Why was I concerned this could happen? Because according to a recent Javelin report, 12.6 million consumers had their identities stolen last year. A shocking 1 in 4 notified of a data breach ended up being victims of identity theft. Guess what, I was notified of a data breach by one of my credit cards late last year. They had immediately canceled the card and issued one with another number, but that doesn't solve the cascade of effects.
A great ABC News article that ran last month highlighted a recent report from the Federal Trade Commission about the rapidly growing tide of complaints of identity theft. In that FTC report, identity theft complaints made up 18% of all complaints, nearly double that of the next category, debt collection complaints. Of the identity theft complaints, 43% of consumers reported that their identity was used for, guess what, TAX theft! Either using the identity to gain a false tax refund, or working under your identity to stick you with the tax bill at the end of the year for wages you never earned. Within Florida, the leading state for the identity theft crisis, 75% of the stolen identities were used to file false tax refunds or for government benefits, like welfare or unemployment. Maybe I'm lucky I live in Washington State, about as far away from Florida as possible while still staying in the U.S.
What can be done about all of this? Well, for consumers, start protecting your data and your identity as soon as possible. If you have a breach, watch closely for months afterwards, as well as the next tax filing cycle. For government agencies, it is past time to start doing something about this. First step, break down data silos and start sharing data between agencies. Match up birth and death records, other public records, SSN matches and filings between programs. See if people really are who and where they say they are. Then, add analytics. Proper predictive models, anomaly detection and looking for networks of individuals will quickly show the rings of identity theft and false filings. That will protect not only the government agencies and funds, but also protect the consumers and constituents living in your states.
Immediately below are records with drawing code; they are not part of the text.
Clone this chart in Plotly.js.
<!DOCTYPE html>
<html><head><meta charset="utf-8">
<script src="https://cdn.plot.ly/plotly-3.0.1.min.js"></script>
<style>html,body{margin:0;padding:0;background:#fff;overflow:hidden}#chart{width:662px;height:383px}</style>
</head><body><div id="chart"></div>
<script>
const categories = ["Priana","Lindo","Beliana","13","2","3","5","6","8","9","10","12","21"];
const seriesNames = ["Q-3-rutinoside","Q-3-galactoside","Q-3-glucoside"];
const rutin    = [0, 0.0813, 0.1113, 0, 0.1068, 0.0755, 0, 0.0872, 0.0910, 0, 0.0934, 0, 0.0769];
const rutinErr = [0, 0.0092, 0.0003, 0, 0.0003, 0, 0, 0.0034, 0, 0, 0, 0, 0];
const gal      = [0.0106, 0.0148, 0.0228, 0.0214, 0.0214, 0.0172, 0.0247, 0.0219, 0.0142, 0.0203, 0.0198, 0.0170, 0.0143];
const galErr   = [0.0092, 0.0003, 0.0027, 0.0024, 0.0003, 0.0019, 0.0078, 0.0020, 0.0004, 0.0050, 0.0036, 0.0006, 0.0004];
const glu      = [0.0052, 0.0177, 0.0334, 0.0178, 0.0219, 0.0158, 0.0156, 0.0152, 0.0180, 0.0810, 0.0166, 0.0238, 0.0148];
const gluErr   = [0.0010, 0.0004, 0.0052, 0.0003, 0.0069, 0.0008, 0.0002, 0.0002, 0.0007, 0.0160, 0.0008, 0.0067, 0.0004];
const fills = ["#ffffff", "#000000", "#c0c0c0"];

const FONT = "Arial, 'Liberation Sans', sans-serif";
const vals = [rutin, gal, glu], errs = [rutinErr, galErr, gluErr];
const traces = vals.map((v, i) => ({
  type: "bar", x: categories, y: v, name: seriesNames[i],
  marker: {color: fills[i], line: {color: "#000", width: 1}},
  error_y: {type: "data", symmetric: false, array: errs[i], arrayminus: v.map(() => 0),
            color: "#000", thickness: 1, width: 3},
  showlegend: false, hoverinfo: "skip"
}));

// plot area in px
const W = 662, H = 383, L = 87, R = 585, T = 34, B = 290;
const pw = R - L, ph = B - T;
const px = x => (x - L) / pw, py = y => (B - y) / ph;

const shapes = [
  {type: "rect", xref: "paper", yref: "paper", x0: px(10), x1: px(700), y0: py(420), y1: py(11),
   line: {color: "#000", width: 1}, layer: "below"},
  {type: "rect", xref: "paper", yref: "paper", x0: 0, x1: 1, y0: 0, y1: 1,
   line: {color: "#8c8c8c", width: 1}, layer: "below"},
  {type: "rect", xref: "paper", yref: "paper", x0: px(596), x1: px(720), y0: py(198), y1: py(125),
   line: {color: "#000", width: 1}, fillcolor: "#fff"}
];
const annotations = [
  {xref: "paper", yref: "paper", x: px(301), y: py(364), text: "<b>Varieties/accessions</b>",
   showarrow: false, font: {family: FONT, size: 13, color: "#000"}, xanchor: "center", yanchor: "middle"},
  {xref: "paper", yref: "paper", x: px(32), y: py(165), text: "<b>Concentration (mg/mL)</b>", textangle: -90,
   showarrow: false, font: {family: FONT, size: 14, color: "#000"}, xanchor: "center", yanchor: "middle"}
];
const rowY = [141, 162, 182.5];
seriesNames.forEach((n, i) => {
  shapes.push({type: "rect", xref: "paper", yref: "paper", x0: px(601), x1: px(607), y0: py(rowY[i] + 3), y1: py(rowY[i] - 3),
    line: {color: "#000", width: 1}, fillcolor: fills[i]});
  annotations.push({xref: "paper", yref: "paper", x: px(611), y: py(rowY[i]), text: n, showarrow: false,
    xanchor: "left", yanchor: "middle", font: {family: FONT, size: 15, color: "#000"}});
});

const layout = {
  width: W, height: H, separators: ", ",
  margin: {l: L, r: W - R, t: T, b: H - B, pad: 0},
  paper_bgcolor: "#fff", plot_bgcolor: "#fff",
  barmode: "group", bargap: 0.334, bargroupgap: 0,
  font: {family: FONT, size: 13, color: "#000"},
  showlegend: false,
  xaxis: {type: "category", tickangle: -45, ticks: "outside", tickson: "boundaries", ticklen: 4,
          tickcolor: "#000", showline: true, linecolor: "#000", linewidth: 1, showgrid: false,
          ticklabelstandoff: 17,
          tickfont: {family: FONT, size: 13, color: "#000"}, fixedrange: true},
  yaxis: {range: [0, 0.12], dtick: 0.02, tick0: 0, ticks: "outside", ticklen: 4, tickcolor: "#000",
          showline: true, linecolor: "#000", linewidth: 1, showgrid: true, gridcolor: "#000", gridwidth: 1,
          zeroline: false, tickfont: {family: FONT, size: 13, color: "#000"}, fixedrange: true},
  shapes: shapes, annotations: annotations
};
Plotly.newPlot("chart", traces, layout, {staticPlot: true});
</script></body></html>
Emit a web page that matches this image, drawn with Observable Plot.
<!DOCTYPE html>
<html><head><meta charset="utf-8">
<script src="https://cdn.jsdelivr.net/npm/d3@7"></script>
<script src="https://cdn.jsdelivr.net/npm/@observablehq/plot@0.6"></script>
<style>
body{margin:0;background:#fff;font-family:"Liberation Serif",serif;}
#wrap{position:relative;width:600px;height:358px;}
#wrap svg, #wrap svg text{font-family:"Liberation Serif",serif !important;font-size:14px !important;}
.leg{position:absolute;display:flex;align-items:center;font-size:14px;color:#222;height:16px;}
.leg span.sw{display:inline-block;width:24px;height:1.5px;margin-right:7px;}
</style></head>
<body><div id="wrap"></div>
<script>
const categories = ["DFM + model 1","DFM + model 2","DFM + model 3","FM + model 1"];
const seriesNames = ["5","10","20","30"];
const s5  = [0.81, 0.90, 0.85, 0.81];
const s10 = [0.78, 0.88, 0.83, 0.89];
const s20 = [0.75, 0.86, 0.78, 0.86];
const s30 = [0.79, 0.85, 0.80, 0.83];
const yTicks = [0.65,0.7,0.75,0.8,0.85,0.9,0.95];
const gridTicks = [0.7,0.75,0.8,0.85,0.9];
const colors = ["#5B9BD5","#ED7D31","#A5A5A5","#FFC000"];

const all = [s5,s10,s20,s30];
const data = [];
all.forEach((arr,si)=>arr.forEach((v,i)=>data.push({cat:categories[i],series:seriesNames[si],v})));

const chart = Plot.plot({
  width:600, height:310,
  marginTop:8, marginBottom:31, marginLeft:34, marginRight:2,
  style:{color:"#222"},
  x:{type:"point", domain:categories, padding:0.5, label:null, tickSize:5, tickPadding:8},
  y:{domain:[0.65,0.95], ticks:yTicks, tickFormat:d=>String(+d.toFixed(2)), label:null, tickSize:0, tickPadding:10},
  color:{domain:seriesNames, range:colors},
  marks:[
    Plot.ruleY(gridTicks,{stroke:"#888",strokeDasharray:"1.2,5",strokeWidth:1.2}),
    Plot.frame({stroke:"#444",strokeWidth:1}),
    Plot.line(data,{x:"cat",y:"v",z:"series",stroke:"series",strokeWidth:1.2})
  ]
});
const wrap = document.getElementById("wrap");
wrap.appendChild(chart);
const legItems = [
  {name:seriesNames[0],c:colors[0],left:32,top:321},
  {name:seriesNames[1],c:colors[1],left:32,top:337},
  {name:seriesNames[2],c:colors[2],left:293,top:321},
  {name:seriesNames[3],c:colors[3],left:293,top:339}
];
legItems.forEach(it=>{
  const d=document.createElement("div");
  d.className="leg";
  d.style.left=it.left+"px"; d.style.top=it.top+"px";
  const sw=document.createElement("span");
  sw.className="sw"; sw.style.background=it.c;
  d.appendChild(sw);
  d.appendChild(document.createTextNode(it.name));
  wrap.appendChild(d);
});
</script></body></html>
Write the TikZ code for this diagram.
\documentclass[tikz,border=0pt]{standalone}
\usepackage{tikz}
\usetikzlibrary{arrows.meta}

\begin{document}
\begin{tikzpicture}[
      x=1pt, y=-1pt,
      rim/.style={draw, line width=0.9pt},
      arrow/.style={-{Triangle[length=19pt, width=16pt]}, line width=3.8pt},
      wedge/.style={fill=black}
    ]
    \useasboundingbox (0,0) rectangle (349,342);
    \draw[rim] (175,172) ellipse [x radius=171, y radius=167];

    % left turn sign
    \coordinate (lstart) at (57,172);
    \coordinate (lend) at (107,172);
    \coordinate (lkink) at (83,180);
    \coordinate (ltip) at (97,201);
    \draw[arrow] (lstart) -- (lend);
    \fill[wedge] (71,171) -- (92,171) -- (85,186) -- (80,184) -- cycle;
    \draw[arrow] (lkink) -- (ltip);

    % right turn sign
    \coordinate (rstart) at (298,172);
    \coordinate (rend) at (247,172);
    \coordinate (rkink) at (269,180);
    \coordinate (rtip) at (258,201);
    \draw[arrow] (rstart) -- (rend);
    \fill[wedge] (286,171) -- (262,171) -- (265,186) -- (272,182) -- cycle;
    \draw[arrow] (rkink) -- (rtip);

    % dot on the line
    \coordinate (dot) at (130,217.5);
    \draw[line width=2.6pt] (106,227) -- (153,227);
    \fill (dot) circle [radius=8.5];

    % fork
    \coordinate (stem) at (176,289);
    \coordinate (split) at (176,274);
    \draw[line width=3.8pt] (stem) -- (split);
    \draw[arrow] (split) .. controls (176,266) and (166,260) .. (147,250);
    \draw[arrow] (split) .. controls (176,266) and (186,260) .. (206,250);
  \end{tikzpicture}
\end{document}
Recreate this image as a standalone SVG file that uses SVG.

We've already seen states like Kentucky, Michigan and Louisiana and others start down this path, utilizing tools like the SAS Fraud Framework with an enterprise view to protect themselves and their citizens. While some of those are nascent projects, it is the right step. What about the rest of the states and the Federal government, not to mention large cities and counties? It's not too late to catch up. Don't be last, or you may end up knocking Florida from its dubious perch.